[Date Prev][Date Next][Thread Prev][Thread Next][Date Index][Thread Index]

Re: I-D ACTION:draft-ietf-shim6-reach-detect-00.txt



john.loughney@nokia.com wrote:

What it seems is that we need to have 3 states for an address pair (I'm sure we could come up with better names, but just humor me):

 1) Fully - Working for all ULPs
 2) Partial - Working for one (some) ULPs
 3) Failed - not working for any ULPs

So, in a scenario, you start your browser and a shim context is created
for an interface that's behind a firewall/web proxy. Connecting to the
web succedes and this shim context is marked 'Fully' since 'all' of
the ULPs using this shim context is working. However, when
you click on a streaming link & your media player starts using this shim context, the streaming media fails since its blocked by the firewall,
so the shim context could be marked as 'Parial.'


I guess we could wrap this around some sort of multiple interface scenario
like you started with a GPRS connection, but (corporate) WLAN comes available,
so you re-home because you prefer a speedy connection, but the WLAN connection
is firewalled.


Still, what I'm wondering is how does the shim layer know that an address
pair failed because of something like this, or because of some other
reason, like a streaming server became unavailable, etc. etc.
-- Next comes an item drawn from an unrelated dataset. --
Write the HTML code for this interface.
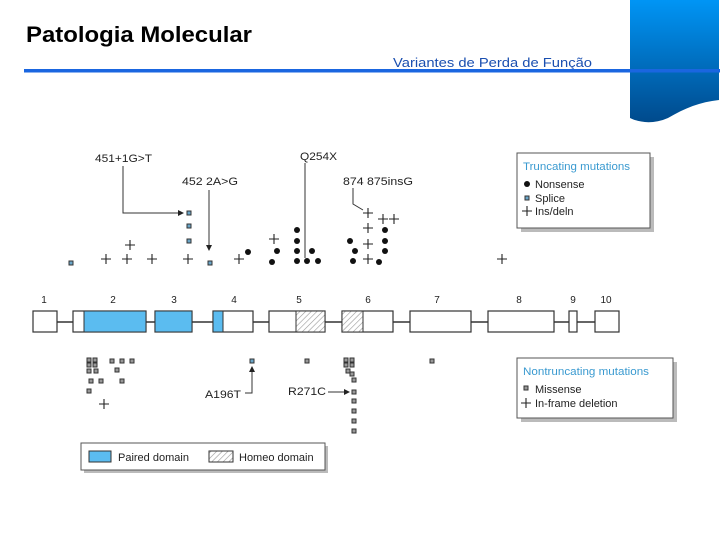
<!DOCTYPE html>
<html><head><meta charset="utf-8"><style>
html,body{margin:0;padding:0;background:#fff;}
svg{display:block;font-family:"Liberation Sans",Arial,sans-serif;}
</style></head><body>
<svg width="720" height="540" viewBox="0 0 720 540" xmlns="http://www.w3.org/2000/svg">
<defs>
<linearGradient id="tab" x1="0" y1="0" x2="0" y2="1">
<stop offset="0" stop-color="#0095f5"/><stop offset="1" stop-color="#004a8c"/>
</linearGradient>
<pattern id="hatch" width="4" height="4" patternUnits="userSpaceOnUse" patternTransform="rotate(45)">
<rect width="4" height="4" fill="#fff"/><line x1="0" y1="0" x2="0" y2="4" stroke="#999" stroke-width="1.2"/>
</pattern>
<marker id="ar" markerWidth="6" markerHeight="6" refX="5" refY="3" orient="auto" markerUnits="userSpaceOnUse">
<path d="M0,0 L6,3 L0,6z" fill="#222"/></marker>
</defs>

<path d="M630,0 H719 V100 C700,102 685,108 668,118 C652,125 638,122 630,118 Z" fill="url(#tab)"/>
<text x="26" y="42" font-size="22" font-weight="bold" fill="#000" textLength="226" lengthAdjust="spacingAndGlyphs">Patologia Molecular</text>
<text x="393" y="67" font-size="12.5" fill="#1a4fb0" textLength="199" lengthAdjust="spacingAndGlyphs">Variantes de Perda de Função</text>
<rect x="24" y="69" width="696" height="3.5" fill="#1a66e0"/>

<g stroke="#333" stroke-width="1.5">
<line x1="57" y1="322" x2="596" y2="322"/>
</g>
<g stroke="#333" stroke-width="1.2" fill="#fff">
<rect x="33" y="311" width="24" height="21"/>
<rect x="73" y="311" width="73" height="21"/>
<rect x="155" y="311" width="37" height="21"/>
<rect x="213" y="311" width="40" height="21"/>
<rect x="269" y="311" width="56" height="21"/>
<rect x="342" y="311" width="51" height="21"/>
<rect x="410" y="311" width="61" height="21"/>
<rect x="488" y="311" width="66" height="21"/>
<rect x="569" y="311" width="8" height="21"/>
<rect x="595" y="311" width="24" height="21"/>
</g>
<g fill="#5bbcf0" stroke="#333" stroke-width="1">
<rect x="84" y="311" width="62" height="21"/>
<rect x="155" y="311" width="37" height="21"/>
<rect x="213" y="311" width="10" height="21"/>
</g>
<g fill="url(#hatch)" stroke="#333" stroke-width="1">
<rect x="296" y="311" width="29" height="21"/>
<rect x="342" y="311" width="21" height="21"/>
</g>
<g font-size="10" fill="#222" text-anchor="middle">
<text x="44" y="303">1</text><text x="113" y="303">2</text><text x="174" y="303">3</text>
<text x="234" y="303">4</text><text x="299" y="303">5</text><text x="368" y="303">6</text>
<text x="437" y="303">7</text><text x="519" y="303">8</text><text x="573" y="303">9</text>
<text x="606" y="303">10</text>
</g>

<g font-size="11" fill="#222">
<text x="95" y="162" textLength="57" lengthAdjust="spacingAndGlyphs">451+1G&gt;T</text>
<text x="182" y="185" textLength="56" lengthAdjust="spacingAndGlyphs">452 2A&gt;G</text>
<text x="300" y="160" textLength="37" lengthAdjust="spacingAndGlyphs">Q254X</text>
<text x="343" y="185" textLength="70" lengthAdjust="spacingAndGlyphs">874 875insG</text>
</g>
<g stroke="#333" stroke-width="1" fill="none">
<polyline points="123,166 123,213 183,213" marker-end="url(#ar)"/>
<line x1="209" y1="190" x2="209" y2="250" marker-end="url(#ar)"/>
<line x1="305" y1="163" x2="305" y2="258"/>
<polyline points="353,188 353,204 363,210"/>
</g>
<g fill="#6aa6c8" stroke="#333" stroke-width="1">
<rect x="187" y="211" width="4" height="4"/><rect x="187" y="224" width="4" height="4"/>
<rect x="187" y="239" width="4" height="4"/><rect x="69" y="261" width="4" height="4"/>
<rect x="208" y="261" width="4" height="4"/>
</g>
<g stroke="#222" stroke-width="1.1">
<path d="M101,259h10M106,254v10 M122,259h10M127,254v10 M147,259h10M152,254v10 M183,259h10M188,254v10 M234,259h10M239,254v10 M125,245h10M130,240v10 M269,239h10M274,234v10 M497,259h10M502,254v10
M363,213h10M368,208v10 M378,219h10M383,214v10 M389,219h10M394,214v10 M363,228h10M368,223v10 M363,244h10M368,239v10 M363,259h10M368,254v10
M99,404h10M104,399v10"/>
</g>
<g fill="#111">
<circle cx="248" cy="252" r="3"/><circle cx="277" cy="251" r="3"/><circle cx="272" cy="262" r="3"/>
<circle cx="297" cy="230" r="3"/><circle cx="297" cy="241" r="3"/><circle cx="297" cy="251" r="3"/><circle cx="297" cy="261" r="3"/>
<circle cx="312" cy="251" r="3"/><circle cx="307" cy="261" r="3"/><circle cx="318" cy="261" r="3"/>
<circle cx="385" cy="230" r="3"/><circle cx="350" cy="241" r="3"/><circle cx="385" cy="241" r="3"/>
<circle cx="355" cy="251" r="3"/><circle cx="385" cy="251" r="3"/><circle cx="353" cy="261" r="3"/><circle cx="379" cy="262" r="3"/>
</g>

<rect x="521" y="157" width="133" height="75" fill="#bbb"/>
<rect x="517" y="153" width="133" height="75" fill="#fff" stroke="#555" stroke-width="1"/>
<text x="523" y="170" font-size="11" fill="#3a9ad0" textLength="107" lengthAdjust="spacingAndGlyphs">Truncating mutations</text>
<circle cx="527" cy="184" r="3" fill="#111"/>
<rect x="525" y="196" width="4" height="4" fill="#6aa6c8" stroke="#333"/>
<path d="M522,211h10M527,206v10" stroke="#222" stroke-width="1.1"/>
<g font-size="11" fill="#222"><text x="535" y="188">Nonsense</text><text x="535" y="202">Splice</text><text x="535" y="215">Ins/deln</text></g>

<g fill="#999" stroke="#333" stroke-width="1">
<rect x="87" y="358" width="4" height="4"/><rect x="93" y="358" width="4" height="4"/>
<rect x="87" y="363" width="4" height="4"/><rect x="93" y="363" width="4" height="4"/>
<rect x="110" y="359" width="4" height="4"/><rect x="120" y="359" width="4" height="4"/><rect x="130" y="359" width="4" height="4"/>
<rect x="87" y="369" width="4" height="4"/><rect x="94" y="369" width="4" height="4"/><rect x="115" y="368" width="4" height="4"/>
<rect x="89" y="379" width="4" height="4"/><rect x="99" y="379" width="4" height="4"/><rect x="120" y="379" width="4" height="4"/>
<rect x="87" y="389" width="4" height="4"/>
<rect x="305" y="359" width="4" height="4"/><rect x="430" y="359" width="4" height="4"/>
<rect x="344" y="358" width="4" height="4"/><rect x="350" y="358" width="4" height="4"/>
<rect x="344" y="363" width="4" height="4"/><rect x="350" y="363" width="4" height="4"/>
<rect x="346" y="369" width="4" height="4"/><rect x="350" y="372" width="4" height="4"/>
<rect x="352" y="378" width="4" height="4"/><rect x="352" y="390" width="4" height="4"/>
<rect x="352" y="399" width="4" height="4"/><rect x="352" y="409" width="4" height="4"/>
<rect x="352" y="419" width="4" height="4"/><rect x="352" y="429" width="4" height="4"/>
</g>
<rect x="250" y="359" width="4" height="4" fill="#6aa6c8" stroke="#333"/>
<g font-size="11" fill="#222"><text x="205" y="398" textLength="36" lengthAdjust="spacingAndGlyphs">A196T</text><text x="288" y="395" textLength="38" lengthAdjust="spacingAndGlyphs">R271C</text></g>
<g stroke="#333" stroke-width="1" fill="none">
<polyline points="245,393 252,393 252,367" marker-end="url(#ar)"/>
<line x1="328" y1="392" x2="349" y2="392" marker-end="url(#ar)"/>
</g>

<rect x="521" y="362" width="156" height="60" fill="#bbb"/>
<rect x="517" y="358" width="156" height="60" fill="#fff" stroke="#555" stroke-width="1"/>
<text x="523" y="375" font-size="11" fill="#3a9ad0" textLength="126" lengthAdjust="spacingAndGlyphs">Nontruncating mutations</text>
<rect x="524" y="386" width="4" height="4" fill="#999" stroke="#333"/>
<path d="M521,403h10M526,398v10" stroke="#222" stroke-width="1.1"/>
<g font-size="11" fill="#222"><text x="535" y="393">Missense</text><text x="535" y="407">In-frame deletion</text></g>

<rect x="84" y="446" width="244" height="27" fill="#bbb"/>
<rect x="81" y="443" width="244" height="27" fill="#fff" stroke="#555" stroke-width="1"/>
<rect x="89" y="451" width="22" height="11" fill="#5bbcf0" stroke="#333"/>
<rect x="209" y="451" width="24" height="11" fill="url(#hatch)" stroke="#333"/>
<g font-size="11" fill="#222"><text x="118" y="461">Paired domain</text><text x="239" y="461">Homeo domain</text></g>
</svg>
</body></html>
In addition to that issue, there is also the issue whether the shim would be able to know how many ULPs (really, how many different users above it might provide advice) are in play.
I don't see how it can know this, since it can't know when ULP endpoints (such as TCP connections, or some form of associations built on top of UDP) come and go, unless we assume that all the ULPs are modified to provide this.


So I think one would need a much more complex way to deliver advice to venture in this direction.

And as you point out, it might be intractable to do anything useful in the shim even if we had the 3 different states.